Asian American Women: Why Their Stories Matter
By Tran T. Doan
“A friend is someone who gives you total freedom to be yourself-and especially to feel, or not feel. Whatever you happen to be feeling at any moment is fine with them. That’s what real love amounts to - letting a person be what he (she) really is.”
Mallory and I grabbed lunch today. Mallory is a PhD student. She listened with such an open heart and mind. She validated my lived experiences with such ease and empathy, for she has a similar background. Today in my early 30s, I realized that I have never swapped stories with another Asian American woman before.

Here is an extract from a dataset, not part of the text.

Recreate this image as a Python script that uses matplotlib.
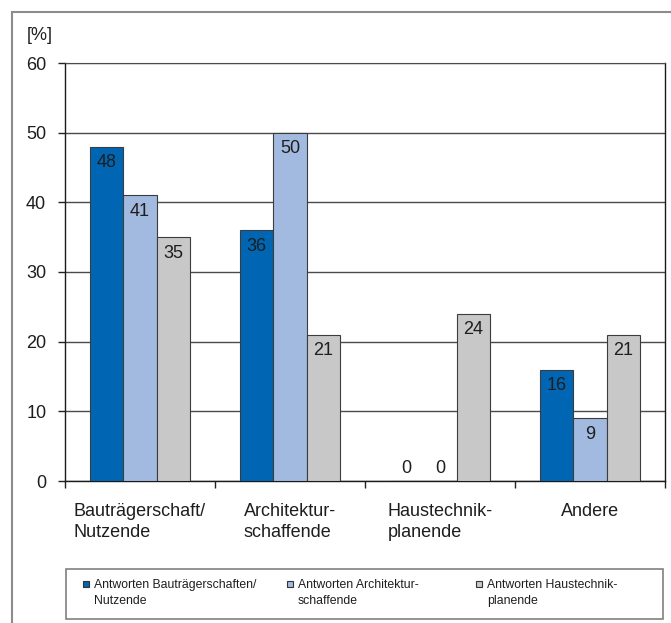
import matplotlib
matplotlib.use("Agg")
import matplotlib.pyplot as plt
from matplotlib.lines import Line2D
from matplotlib.patches import Rectangle
import numpy as np

plt.rcParams['font.family'] = ['Liberation Sans', 'DejaVu Sans']

categories = ["Bauträgerschaft/\nNutzende", "Architektur-\nschaffende",
              "Haustechnik-\nplanende", "Andere"]
series_names = ["Antworten Bauträgerschaften/\nNutzende",
                "Antworten Architektur-\nschaffende",
                "Antworten Haustechnik-\nplanende"]
bautraeger = [48, 36, 0, 16]
architektur = [41, 50, 0, 9]
haustechnik = [35, 21, 24, 21]
series_values = [bautraeger, architektur, haustechnik]
colors = ["#0066b3", "#a3bae0", "#c8c8c8"]
yticks = [0, 10, 20, 30, 40, 50, 60]

W, H = 671, 623
fig = plt.figure(figsize=(W / 100, H / 100), dpi=100)

def fx(px):
    return px / W

def fy(py):
    return 1 - py / H

FS = 13
# plot area
left, right, top, bottom = 65, 665, 63, 481
ax = fig.add_axes([fx(left), fy(bottom), fx(right - left), (bottom - top) / H])

x = np.arange(len(categories))
bw = 2 / 9
text_col = "#1e1e1e"
for i, (vals, col) in enumerate(zip(series_values, colors)):
    pos = x + (i - 1) * bw
    ax.bar(pos, vals, width=bw, color=col, edgecolor="#3c3c3c", linewidth=0.8, zorder=3)
    for xp, v in zip(pos, vals):
        if v > 0:
            ax.annotate(f"{v}", (xp, v), xytext=(0, -5.5), textcoords="offset points",
                        ha="center", va="top", fontsize=FS, color=text_col, zorder=4)
        else:
            ax.annotate(f"{v}", (xp, v), xytext=(0, 5.8), textcoords="offset points",
                        ha="center", va="baseline", fontsize=FS, color=text_col, zorder=4)

ax.set_xlim(-0.5, len(categories) - 0.5)
ax.set_ylim(0, 60)
ax.set_yticks(yticks)
ax.set_yticklabels([str(t) for t in yticks], fontsize=FS, color=text_col)
ax.yaxis.grid(True, color="#4a4a4a", linewidth=1.0, zorder=0)
ax.set_axisbelow(True)
ax.tick_params(axis="y", length=5, width=1, pad=8.5, color="#222222")

ax.set_xticks(x)
ax.set_xticklabels(categories, fontsize=FS, color=text_col, multialignment="left",
                   linespacing=1.3)
ax.set_xticks(np.arange(-0.5, len(categories)), minor=True)
ax.tick_params(axis="x", which="major", length=0, pad=16)
ax.tick_params(axis="x", which="minor", length=5, width=1, color="#222222")

for side in ["left", "bottom", "right"]:
    ax.spines[side].set_color("#1a1a1a")
    ax.spines[side].set_linewidth(1.0)
ax.spines["top"].set_color("#4a4a4a")

fig.text(fx(27), fy(35), "[%]", fontsize=FS, ha="left", va="center", color=text_col)

# outer frame
frame_col = "#8c8c8c"
fig.add_artist(Line2D([fx(12), 1.0], [fy(12), fy(12)], color=frame_col, linewidth=1.5))
fig.add_artist(Line2D([fx(12), fx(12)], [fy(12), 0.0], color=frame_col, linewidth=1.5))

# legend box
lx0, lx1, ly0, ly1 = 66, 663, 569, 619
fig.add_artist(Rectangle((fx(lx0), fy(ly1)), fx(lx1 - lx0), (ly1 - ly0) / H,
                         transform=fig.transFigure, fill=False,
                         edgecolor="#808080", linewidth=1.2))
marker_x = [83, 287, 476]
for mx, name, col in zip(marker_x, series_names, colors):
    fig.add_artist(Rectangle((fx(mx), fy(587)), fx(6), 6 / H, transform=fig.transFigure,
                             facecolor=col, edgecolor="#333333", linewidth=0.8))
    fig.text(fx(mx + 11), fy(579), name, fontsize=8.8, ha="left", va="top",
             color=text_col, linespacing=1.45)

fig.savefig("out.png", dpi=100)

I have family members yes, but we never talked about experiences of oppression or difficulty with navigating identities. Mallory was the closest to simulating this much yearned for conversation. She is Cambodian American, and she also resonated with coming to terms with her family’s history and refugee story. She mentioned the genocide that occurred in the four years after the Vietnam War. Through her, I’ve expanded my research into the Vietnam War beyond the country’s borders and considered more deeply of other Southeast Asian nations impacted by it.
I underestimated the power of speaking to people who look and think like me. I always felt like the odd duck out of almost every space I’m in. Previously, I never sought relationships with people of Asian heritage other than my family members. In fact, I saw them as rivals. I wanted to be special and other Asians are competition, both in academia and personality.

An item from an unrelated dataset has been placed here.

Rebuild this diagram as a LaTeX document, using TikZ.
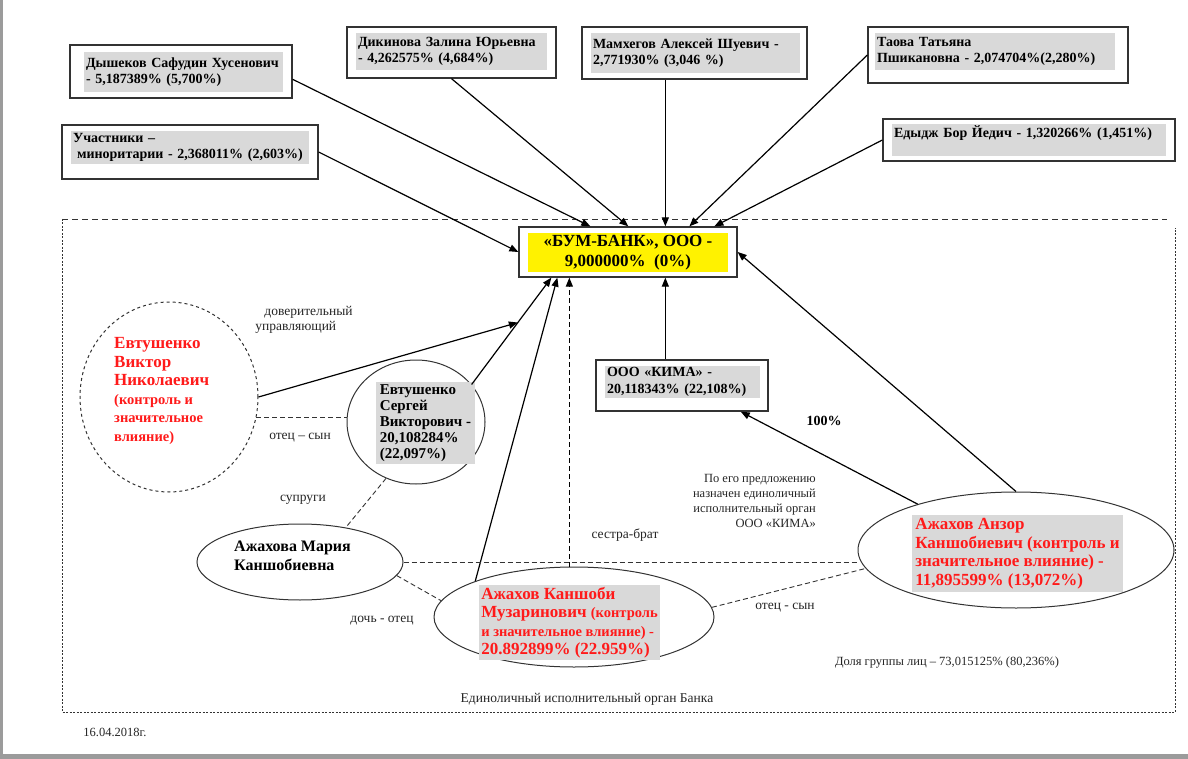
\documentclass[tikz,border=0pt]{standalone}
\usepackage{fontspec}
\setmainfont{Liberation Serif}
\usetikzlibrary{shapes.geometric,arrows.meta,calc}

\definecolor{boxgray}{HTML}{D9D9D9}
\definecolor{linegray}{HTML}{333333}
\definecolor{pagegray}{HTML}{9B9B9B}
\definecolor{redtxt}{HTML}{FF1A1A}

\newcommand{\boxfont}{\bfseries\fontsize{14}{16.5}\selectfont}
\newcommand{\bankfont}{\bfseries\fontsize{17}{19.5}\selectfont}
\newcommand{\bigred}{\bfseries\fontsize{17}{18.5}\selectfont}
\newcommand{\smallred}{\bfseries\fontsize{14.5}{18.5}\selectfont}
\newcommand{\labfont}{\fontsize{13.5}{15}\selectfont}
\newcommand{\tinyfont}{\fontsize{12.5}{15}\selectfont}

\begin{document}
\begin{tikzpicture}[x=1pt, y=-1pt,
    ownerbox/.style={draw=linegray, line width=1.3pt, inner sep=0pt},
    shade/.style={fill=boxgray, inner sep=2pt, align=left, font=\boxfont},
    person/.style={ellipse, draw=linegray, line width=1pt, inner sep=0pt},
    arrow/.style={draw=black, line width=1.2pt, -{Triangle[length=9pt, width=7pt]}},
    relation/.style={draw=linegray, line width=0.9pt, dash pattern=on 5pt off 3pt},
    lab/.style={font=\labfont, text=black!85, inner sep=0pt}]
    \useasboundingbox (0,0) rectangle (1188,759);
    \fill[pagegray] (0,0) rectangle (1188,759);
    \fill[white] (3,0) rectangle (1188,754);

    % dashed frame round the group
    \draw[linegray, line width=0.9pt, dash pattern=on 6pt off 4pt] (62,219) -- (1167,219);
    \draw[linegray, line width=0.9pt, dash pattern=on 2pt off 1.5pt] (62,219) -- (62,712) -- (1175,712) -- (1175,228);

    % owners outside
    \node[ownerbox, minimum width=222, minimum height=53] (dys) at (181,71.5) {};
    \node[shade, text width=195, minimum height=40] (dys text) at (183.5,72) {Дышеков Сафудин Хусенович\\- 5,187389\% (5,700\%)};
    \node[ownerbox, minimum width=209, minimum height=51] (dik) at (451.5,52.5) {};
    \node[shade, text width=187, minimum height=37] (dik text) at (451.5,51.5) {Дикинова Залина Юрьевна\\- 4,262575\% (4,684\%)};
    \node[ownerbox, minimum width=225, minimum height=52] (mam) at (694.5,53) {};
    \node[shade, text width=205, minimum height=40] (mam text) at (695.5,53) {Мамхегов Алексей Шуевич -\\2,771930\% (3,046 \%)};
    \node[ownerbox, minimum width=260, minimum height=56] (tao) at (998,55) {};
    \node[shade, text width=236, minimum height=37] (tao text) at (995,51.5) {Таова Татьяна\\Пшикановна - 2,074704\%(2,280\%)};
    \node[ownerbox, minimum width=256, minimum height=54] (uch) at (190,152) {};
    \node[shade, text width=234, minimum height=31] (uch text) at (190,147.5) {Участники –\\\hspace*{4pt}миноритарии - 2,368011\% (2,603\%)};
    \node[ownerbox, minimum width=292, minimum height=42] (edy) at (1029,140) {};
    \node[shade, text width=270, minimum height=30] (edy text) at (1029,140) {Едыдж Бор Йедич - 1,320266\% (1,451\%)\\~};

    % the bank
    \node[ownerbox, minimum width=218, minimum height=50] (bank) at (628,252) {};
    \node[fill=yellow, minimum width=200, minimum height=39, inner sep=0pt, align=center, font=\bankfont] (bank text) at (628,252.5) {«БУМ-БАНК», ООО -\\9,000000\%\ \ (0\%)};

    \node[ownerbox, minimum width=172, minimum height=51] (kima) at (682,385.5) {};
    \node[shade, text width=151, minimum height=32] (kima text) at (682.5,382) {ООО «КИМА» -\\20,118343\% (22,108\%)};

    % persons of the group
    \node[person, dashed, minimum width=178, minimum height=190] (vik) at (169,397) {};
    \node[anchor=west, align=left, inner sep=0pt, font=\bigred, text=redtxt] (vik text) at (114,391) {Евтушенко\\Виктор\\Николаевич\\{\smallred (контроль и}\\{\smallred значительное}\\{\smallred влияние)}};
    \node[person, minimum width=138, minimum height=124] (ser) at (416,422) {};
    \node[shade, minimum width=99, minimum height=80, font=\bfseries\fontsize{15}{16}\selectfont] (ser text) at (425.5,423) {Евтушенко\\Сергей\\Викторович -\\20,108284\%\\(22,097\%)};
    \node[person, minimum width=206, minimum height=76] (mar) at (300,562) {};
    \node[anchor=west, align=left, inner sep=0pt, font=\bfseries\fontsize{16}{19}\selectfont] (mar text) at (234,556) {Ажахова Мария\\Каншобиевна};
    \node[person, minimum width=280, minimum height=100] (kan) at (574,617) {};
    \node[shade, minimum width=175, minimum height=71, font=\bigred, text=redtxt] (kan text) at (569.5,622.5) {Ажахов Каншоби\\Музаринович {\smallred (контроль}\\{\smallred и значительное влияние) -}\\20.892899\% (22.959\%)};
    \node[person, minimum width=316, minimum height=116] (anz) at (1016,550) {};
    \node[shade, minimum width=211, minimum height=77, font=\bigred, text=redtxt] (anz text) at (1017.5,553.5) {Ажахов Анзор\\Каншобиевич (контроль и\\значительное влияние) -\\11,895599\% (13,072\%)};

    % points on the bank box
    \coordinate (t1) at ($(bank.north west)+(72,0)$);
    \coordinate (t2) at ($(bank.north west)+(110,0)$);
    \coordinate (t3) at ($(bank.north west)+(147,0)$);
    \coordinate (t4) at ($(bank.north west)+(171,0)$);
    \coordinate (t5) at ($(bank.north west)+(196,0)$);
    \coordinate (u1) at ($(bank.south west)+(33,0)$);
    \coordinate (u2) at ($(bank.south west)+(39,0)$);
    \coordinate (u3) at ($(bank.south west)+(51,0)$);
    \coordinate (u4) at ($(bank.south west)+(147,0)$);

    \draw[arrow] (dys.-4) -- (t1);
    \draw[arrow] (dik.south) -- (t2);
    \draw[arrow] (mam.south -| t3) -- (t3);
    \draw[arrow] (tao.west) -- (t4);
    \draw[arrow] (edy.west) -- (t5);
    \draw[arrow] (uch.east) -- (bank.west);
    \draw[arrow] (anz.north) -- (bank.east);
    \draw[arrow] (ser.34) -- coordinate[pos=0.58] (trust) (u1);
    \draw[arrow] (vik.east) -- (trust);
    \draw[arrow] (kan.160) -- (u2);
    \draw[arrow, dash pattern=on 5pt off 3pt] (kan.north -| u3) -- (u3);
    \draw[arrow] (kima.north -| u4) -- (u4);
    \draw[arrow] (anz.155) -- (kima.-24);

    % family ties
    \draw[relation] (vik.-13) -- (vik.-13 -| ser.west);
    \draw[relation] (ser.-118) -- (mar.37);
    \draw[relation] (mar.east) -- (mar.east -| anz.west);
    \draw[relation] (mar.-8) -- (kan.173);
    \draw[relation] (kan.4) -- (anz.-173);

    \node[lab, align=left] (trust text) at (304,320) {\hspace*{9pt}доверительный\\управляющий};
    \node[lab] (father son) at (300,438) {отец – сын};
    \node[lab] (spouses) at (303,500) {супруги};
    \node[lab] (sister) at (625,535) {сестра-брат};
    \node[lab] (daughter) at (382,621) {дочь - отец};
    \node[lab] (father son2) at (785,608) {отец - сын};
    \node[font=\boxfont, inner sep=0pt] (full) at (824,421) {100\%};
    \node[lab, font=\tinyfont, align=right, anchor=east] (proposal) at (816,501) {По его предложению\\назначен единоличный\\исполнительный орган\\ООО «КИМА»};
    \node[lab, font=\tinyfont] (share) at (947,663) {Доля группы лиц – 73,015125\% (80,236\%)};
    \node[lab] (exec) at (587,699) {Единоличный исполнительный орган Банка};
    \node[lab, font=\tinyfont] (date) at (115,732) {16.04.2018г.};
\end{tikzpicture}
\end{document}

Now, I don’t feel that way anymore. Now, being the only Asian in the room just feels lonely. I don’t want to be the only Asian in the room anymore. I don’t want to be the only Vietnamese person in the room anymore. To me, being Vietnamese is just as important as being American. Historically, my American citizenship was associated with opportunities and privilege. Today, I am in the midst of my journey that redefines my relationship of being Vietnamese to be one of strength, intrigue, grace, and endurance rather than of shame, isolation, and exoticism.
*Name has been changed. Lunch actually occurred sometime in October of 2018.